A lo que el otro añade, sin quedarse atrás: 

 

 

 

 

La familia esquemática de hoy, en el piso esquemático de hoy, no tiene cuarto trastero

para los trastos ni para ese trasto monologante que es el abuelo.

El negocio de los viejos, donde se les dopa de valium y televisión, para que no incordien,

es una creación nuestra, y no de los especuladores.

Sin nuestro desdén por los viejos —los terribles, dulces, temblorosos, adorables e insoportables

viejos— no sería posible tan negra industria.

Pero lo atroz de la miseria es que no tiene fondo: un punto más allá está el hombre sin piernas

de la Cuesta de San Vicente, esperando a Godot, esperando a la humanidad desvencijada,

que es mucho más de media humanidad, es casi toda.

Un mundo desventrado, unas generaciones desguazadas, allí donde la pobreza pega el salto

cualitativo y se vuelve metafísica.

Lo malo de nuestra justicia social, delicadamente injusta en todo el mundo, es que la miseria,

el cementerio de automóviles humanos a que damos lugar, la fosa de desechos nucleares con alma,

no sólo deja sin sentido nuestra abundancia, sino también nuestra vida y el universo entero.

Beckett acabó voluntariamente en un asilo de ancianos, y no sólo por una especie de santidad laica,

sino porque el hombre indigente es el que primero se asoma a los vacíos del tiempo, el espacio y Dios.

Tras una puerta vieja que se cae, lo que aparece no es sólo la desolación de la calle, sino la desolación

de la soledad, la soledad de un universo que no sabe explicarse a sí mismo.

De modo que esta corriente de aire que deja pasar el agujero negro de la miseria nos estremece

a todos como una pulmonía del alma.

Beckett parece haber dejado, como regalo atroz a un mundo que no entendía ni le gustaba,

algo así como la explicación estilizada de toda la ferralla humana de los viejos, los niños gitanos,

y las meretrices lívidas que ha creado esta sociedad justa, democrática y constitucional.

O sea que el Tercer Mundo está aquí mismo, en la Cuesta de San Vicente, según se baja, a mano izquierda.

La genialidad de Beckett, místico ateo, está en haber descubierto la indigencia como atrio para

pisar los palacios vacíos de Dios o de la Nada.

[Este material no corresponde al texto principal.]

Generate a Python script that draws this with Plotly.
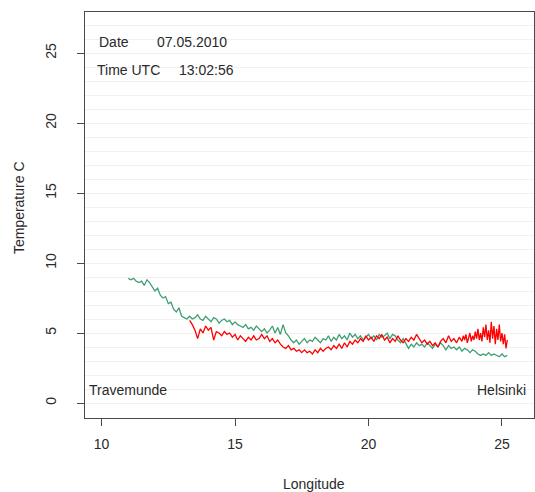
import plotly.graph_objects as go

# Green series (ship track temperature, sensor 1)
green_lon = [11.0, 11.1, 11.2, 11.3, 11.4, 11.5, 11.6, 11.7, 11.8, 11.9,
             12.0, 12.1, 12.2, 12.3, 12.4, 12.5, 12.6, 12.7, 12.8, 12.9,
             13.0, 13.1, 13.2, 13.3, 13.4, 13.5, 13.6, 13.7, 13.8, 13.9,
             14.0, 14.1, 14.2, 14.3, 14.4, 14.5, 14.6, 14.7, 14.8, 14.9,
             15.0, 15.1, 15.2, 15.3, 15.4, 15.5, 15.6, 15.7, 15.8, 15.9,
             16.0, 16.1, 16.2, 16.3, 16.4, 16.5, 16.6, 16.7, 16.8, 16.9,
             17.0, 17.1, 17.2, 17.3, 17.4, 17.5, 17.6, 17.7, 17.8, 17.9,
             18.0, 18.1, 18.2, 18.3, 18.4, 18.5, 18.6, 18.7, 18.8, 18.9,
             19.0, 19.1, 19.2, 19.3, 19.4, 19.5, 19.6, 19.7, 19.8, 19.9,
             20.0, 20.1, 20.2, 20.3, 20.4, 20.5, 20.6, 20.7, 20.8, 20.9,
             21.0, 21.1, 21.2, 21.3, 21.4, 21.5, 21.6, 21.7, 21.8, 21.9,
             22.0, 22.1, 22.2, 22.3, 22.4, 22.5, 22.6, 22.7, 22.8, 22.9,
             23.0, 23.1, 23.2, 23.3, 23.4, 23.5, 23.6, 23.7, 23.8, 23.9,
             24.0, 24.1, 24.2, 24.3, 24.4, 24.5, 24.6, 24.7, 24.8, 24.9,
             25.0, 25.1, 25.2]
green_temp = [8.9, 8.8, 8.9, 8.7, 8.6, 8.7, 8.4, 8.8, 8.6, 8.3,
              8.0, 8.2, 7.7, 7.5, 7.6, 7.1, 7.2, 6.7, 6.5, 6.8,
              6.2, 6.1, 6.0, 6.2, 6.0, 6.1, 6.3, 6.0, 5.9, 6.2,
              6.0, 5.8, 6.1, 6.0, 5.7, 5.9, 6.0, 5.8, 5.9, 5.6,
              5.8, 5.6, 5.5, 5.4, 5.6, 5.3, 5.4, 5.2, 5.5, 5.3,
              5.1, 5.3, 5.0, 5.2, 5.5, 5.0, 5.4, 4.9, 5.6, 5.0,
              4.8, 4.5, 4.3, 4.5, 4.2, 4.4, 4.6, 4.3, 4.5, 4.4,
              4.7, 4.5, 4.3, 4.6, 4.5, 4.8, 4.4, 4.7, 4.5, 4.9,
              4.6, 4.8, 4.5, 5.0, 4.7, 4.9, 4.6, 4.8, 4.5, 4.7,
              4.9, 4.6, 4.8, 4.5, 4.9, 4.7, 4.8, 5.0, 4.6, 4.9,
              4.8, 4.5, 4.3, 4.6, 4.2, 3.9, 4.2, 4.0, 4.3, 4.1,
              4.2, 4.0, 4.3, 4.1, 3.9, 4.2, 4.0, 4.3, 4.1, 3.8,
              4.1, 3.9, 4.0, 3.8, 4.0, 3.7, 3.9, 3.8, 3.6, 3.8,
              3.7, 3.5, 3.4, 3.5, 3.4, 3.6, 3.4, 3.5, 3.4, 3.3,
              3.5, 3.3, 3.4]

# Red series (sensor 2)
red_lon = [13.3, 13.4, 13.5, 13.6, 13.7, 13.8, 13.9,
           14.0, 14.1, 14.2, 14.3, 14.4, 14.5, 14.6, 14.7, 14.8, 14.9,
           15.0, 15.1, 15.2, 15.3, 15.4, 15.5, 15.6, 15.7, 15.8, 15.9,
           16.0, 16.1, 16.2, 16.3, 16.4, 16.5, 16.6, 16.7, 16.8, 16.9,
           17.0, 17.1, 17.2, 17.3, 17.4, 17.5, 17.6, 17.7, 17.8, 17.9,
           18.0, 18.1, 18.2, 18.3, 18.4, 18.5, 18.6, 18.7, 18.8, 18.9,
           19.0, 19.1, 19.2, 19.3, 19.4, 19.5, 19.6, 19.7, 19.8, 19.9,
           20.0, 20.1, 20.2, 20.3, 20.4, 20.5, 20.6, 20.7, 20.8, 20.9,
           21.0, 21.1, 21.2, 21.3, 21.4, 21.5, 21.6, 21.7, 21.8, 21.9,
           22.0, 22.1, 22.2, 22.3, 22.4, 22.5, 22.6, 22.7, 22.8, 22.9,
           23.0, 23.1, 23.2, 23.3, 23.4,
           23.50, 23.55, 23.60, 23.65, 23.70, 23.75, 23.80, 23.85, 23.90, 23.95,
           24.00, 24.05, 24.10, 24.15, 24.20, 24.25, 24.30, 24.35, 24.40, 24.45,
           24.50, 24.55, 24.60, 24.65, 24.70, 24.75, 24.80, 24.85, 24.90, 24.95,
           25.00, 25.05, 25.10, 25.15, 25.20]
red_temp = [5.9, 5.6, 5.2, 4.6, 5.3, 5.0, 5.5,
            5.2, 5.4, 4.5, 5.1, 5.0, 4.8, 5.1, 4.9, 5.0, 4.7,
            4.9, 4.5, 4.8, 4.6, 4.4, 4.7, 4.5, 4.8, 4.5, 4.6,
            4.9, 4.6, 4.8, 4.4, 4.6, 4.3, 4.5, 4.2, 4.0, 3.9,
            4.1, 3.8, 3.9, 3.7, 3.8, 3.6, 3.8, 3.6, 3.7, 3.5,
            3.8, 3.6, 3.9, 3.7, 3.9, 4.0, 3.8, 4.1, 3.9, 4.2,
            3.9, 4.3, 4.0, 4.4, 4.2, 4.5, 4.3, 4.6, 4.4, 4.8,
            4.5, 4.7, 4.4, 4.8, 4.6, 4.9, 4.5, 4.7, 4.3, 4.6,
            4.4, 4.8, 4.5, 4.3, 4.6, 4.4, 4.7, 4.5, 4.9, 4.6,
            4.3, 4.5, 4.2, 4.4, 4.1, 4.3, 4.0, 4.4, 4.6, 4.3,
            4.8, 4.4, 4.6, 4.3, 4.7,
            4.4, 4.8, 4.5, 4.9, 4.3, 4.7, 5.0, 4.4, 4.8, 4.5,
            5.1, 4.6, 5.3, 4.5, 5.0, 4.4, 5.4, 4.7, 5.6, 4.5,
            5.2, 4.3, 5.8, 4.6, 5.5, 4.2, 5.3, 4.5, 5.6, 4.4,
            5.0, 4.2, 4.9, 3.9, 4.5]

x_ticks = [10, 15, 20, 25]
y_ticks = [0, 5, 10, 15, 20, 25]

FONT = "Liberation Sans, Arial, sans-serif"
TXT = "#2a2a2a"
FS = 14

fig = go.Figure()
fig.add_trace(go.Scatter(x=green_lon, y=green_temp, mode="lines",
                         line=dict(color="#3f9f72", width=1.3), showlegend=False))
fig.add_trace(go.Scatter(x=red_lon, y=red_temp, mode="lines",
                         line=dict(color="#ff0000", width=1.3), showlegend=False))

ann = [
    dict(x=9.83, y=25.8, text="Date", xanchor="left"),
    dict(x=12.0, y=25.8, text="07.05.2010", xanchor="left"),
    dict(x=9.75, y=23.8, text="Time UTC", xanchor="left"),
    dict(x=12.83, y=23.8, text="13:02:56", xanchor="left"),
    dict(x=9.45, y=0.93, text="Travemunde", xanchor="left"),
    dict(x=25.97, y=0.93, text="Helsinki", xanchor="right"),
]
annotations = [dict(xref="x", yref="y", showarrow=False, yanchor="middle",
                    font=dict(family=FONT, size=FS, color=TXT), **a) for a in ann]
annotations.append(dict(xref="paper", yref="paper", x=0.51, y=0, yshift=-66,
                        text="Longitude", showarrow=False, xanchor="center", yanchor="middle",
                        font=dict(family=FONT, size=FS, color=TXT)))
annotations.append(dict(xref="paper", yref="paper", x=0, xshift=-66, y=0.517,
                        text="Temperature C", showarrow=False, textangle=-90,
                        xanchor="center", yanchor="middle",
                        font=dict(family=FONT, size=FS, color=TXT)))

fig.update_layout(
    width=535, height=492,
    margin=dict(l=85, r=1, t=12, b=74),
    paper_bgcolor="white", plot_bgcolor="white",
    annotations=annotations,
    xaxis=dict(range=[9.38, 26.2], tickvals=x_ticks, ticktext=[str(v) for v in x_ticks],
               showgrid=False, zeroline=False, showline=True, linecolor="#4a4a4a",
               linewidth=1.3, mirror=True, ticks="outside", ticklen=7, tickcolor="#4a4a4a",
               ticklabelstandoff=6,
               tickfont=dict(family=FONT, size=FS, color=TXT)),
    yaxis=dict(range=[-1.07, 27.93], tickvals=y_ticks, ticktext=[str(v) for v in y_ticks],
               showgrid=True, gridcolor="#f1f1f1", gridwidth=1,
               minor=dict(dtick=1, showgrid=True, gridcolor="#f1f1f1", gridwidth=1),
               zeroline=False, showline=True, linecolor="#4a4a4a",
               linewidth=1.3, mirror=True, ticks="outside", ticklen=7, tickcolor="#4a4a4a",
               tickangle=-90, ticklabelstandoff=15,
               tickfont=dict(family=FONT, size=FS, color=TXT)),
)

fig.write_html("out.html")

¿Y qué es hoy la aldea global sino una inmensa residencia de ancianos prematuros, dopados de soledad

y televisión, de bienestar o malestar, de valium y abandono?

La civilización del desperdicio humano ha creado unas reservas de premuertos a quienes ya no visita,

en la residencia siniestra, ni la hija, ni los nietos, ni Dios.

El hombre sin piernas de San Vicente a lo mejor no sabe que Godot no vendrá nunca.